— START MATERIAL —

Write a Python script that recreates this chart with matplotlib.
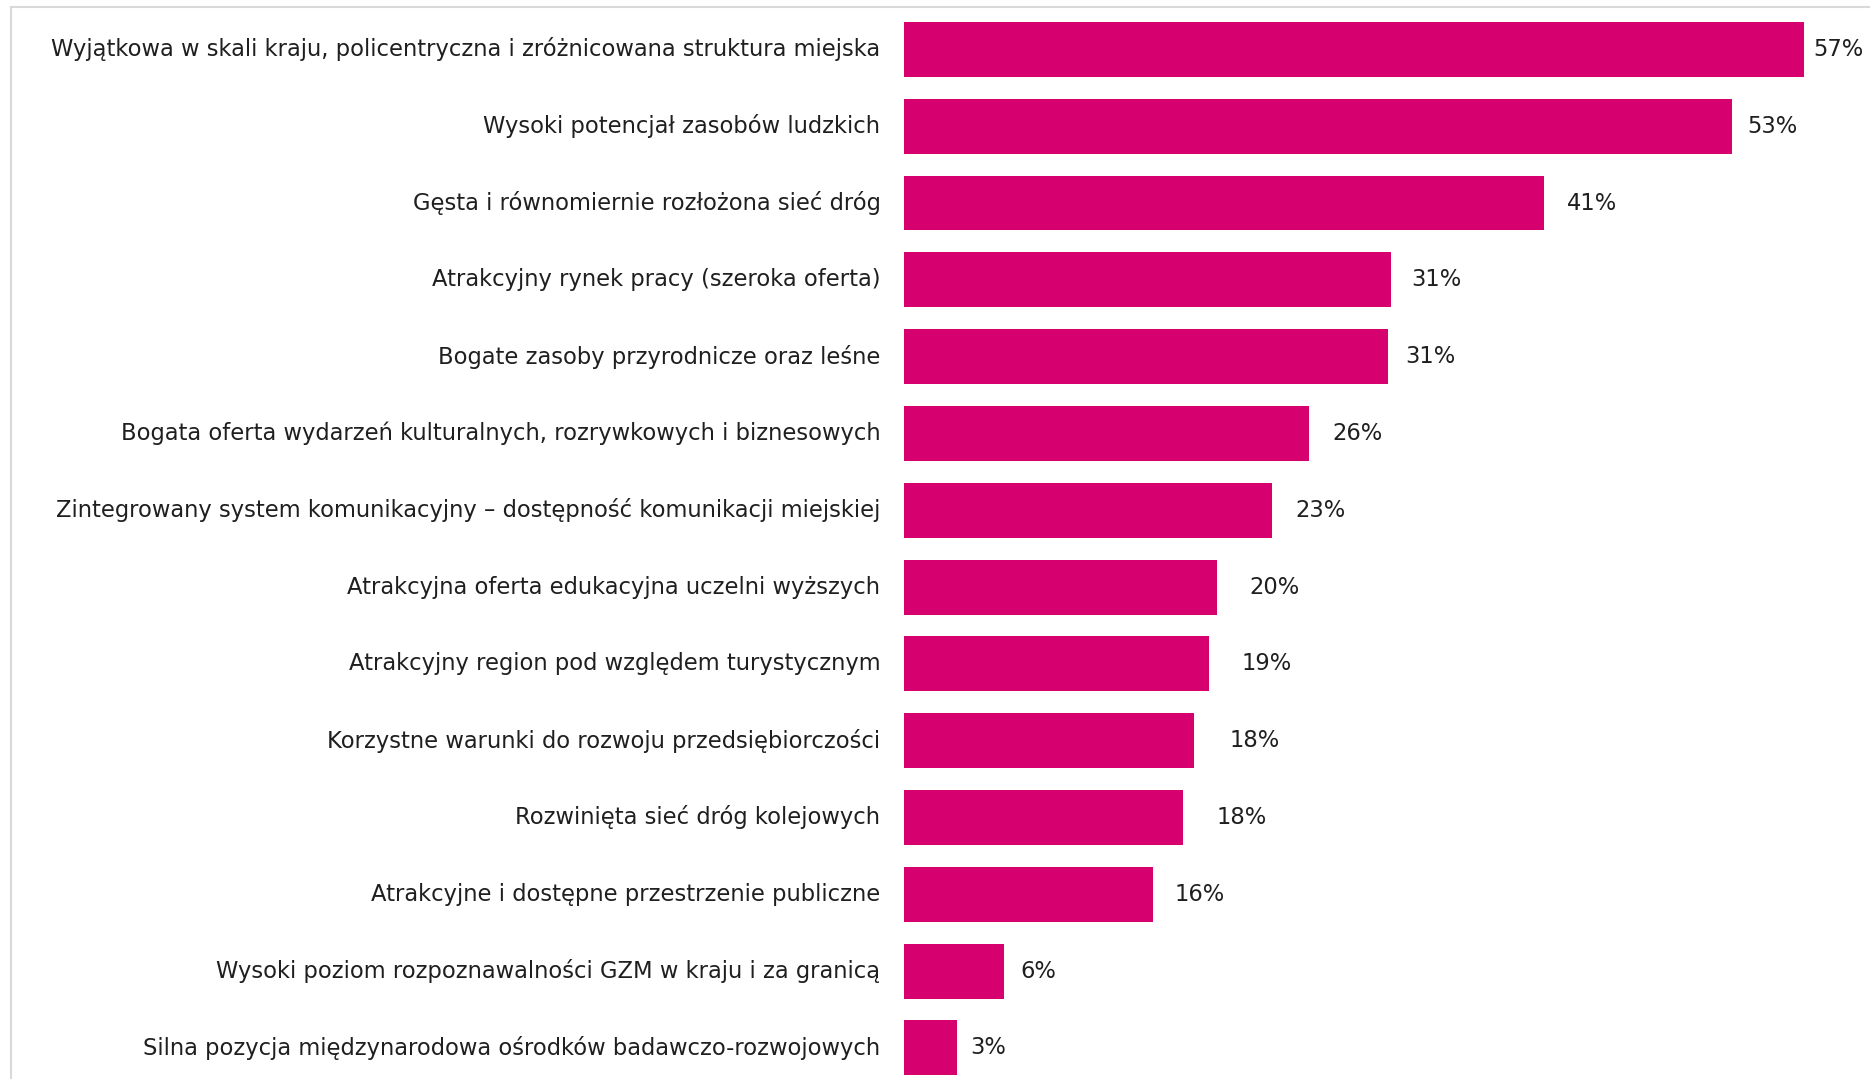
import matplotlib.pyplot as plt
from matplotlib.lines import Line2D

kategorie = [
    "Wyjątkowa w skali kraju, policentryczna i zróżnicowana struktura miejska",
    "Wysoki potencjał zasobów ludzkich",
    "Gęsta i równomiernie rozłożona sieć dróg",
    "Atrakcyjny rynek pracy (szeroka oferta)",
    "Bogate zasoby przyrodnicze oraz leśne",
    "Bogata oferta wydarzeń kulturalnych, rozrywkowych i biznesowych",
    "Zintegrowany system komunikacyjny – dostępność komunikacji miejskiej",
    "Atrakcyjna oferta edukacyjna uczelni wyższych",
    "Atrakcyjny region pod względem turystycznym",
    "Korzystne warunki do rozwoju przedsiębiorczości",
    "Rozwinięta sieć dróg kolejowych",
    "Atrakcyjne i dostępne przestrzenie publiczne",
    "Wysoki poziom rozpoznawalności GZM w kraju i za granicą",
    "Silna pozycja międzynarodowa ośrodków badawczo-rozwojowych",
]
wartosci = [57.5, 52.9, 40.9, 31.1, 30.9, 25.9, 23.5, 20.0, 19.5, 18.5, 17.8, 15.9, 6.4, 3.4]
etykiety = ["57%", "53%", "41%", "31%", "31%", "26%", "23%", "20%", "19%", "18%", "18%", "16%", "6%", "3%"]

# odstep etykiety od konca slupka (px), jak w oryginale
odstepy = [11, 17, 25, 22, 19, 25, 25, 34, 34, 38, 36, 23, 18, 15]

W, H = 1870, 1079
fig = plt.figure(figsize=(W / 100, H / 100), dpi=100)
fig.patch.set_facecolor("white")

lewo = 904
ax = fig.add_axes([lewo / W, 0, 1 - lewo / W, (H - 11) / H])
y = list(range(len(kategorie)))
ax.barh(y, wartosci, height=0.715, color="#D7006F")
ax.set_xlim(0, (W - lewo) / 15.65)
ax.set_ylim(13.405, -0.5)
ax.axis("off")

for i in y:
    ax.annotate(etykiety[i], (wartosci[i], i), xytext=(odstepy[i] * 0.72 - 1.2, 0),
                textcoords="offset points", ha="left", va="center",
                fontsize=16.3, color="#1f1f1f")
    ax.annotate(kategorie[i], (0, i), xytext=(-17, 0), textcoords="offset points",
                ha="right", va="center", fontsize=16.3, color="#1f1f1f")

# szara ramka
fig.add_artist(Line2D([11 / W, 1], [1 - 7 / H, 1 - 7 / H], color="#d9d9d9", lw=1.5))
fig.add_artist(Line2D([11 / W, 11 / W], [0, 1 - 7 / H], color="#d9d9d9", lw=1.5))

fig.savefig("out.png", dpi=100)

— END MATERIAL —

**WHAT THE TASK REQUIRES**.
Which lines hold the string "matplotlib"? List them all.

**EXERCISE RESULT**.
Write a Python script that recreates this chart with matplotlib.
import matplotlib.pyplot as plt
from matplotlib.lines import Line2D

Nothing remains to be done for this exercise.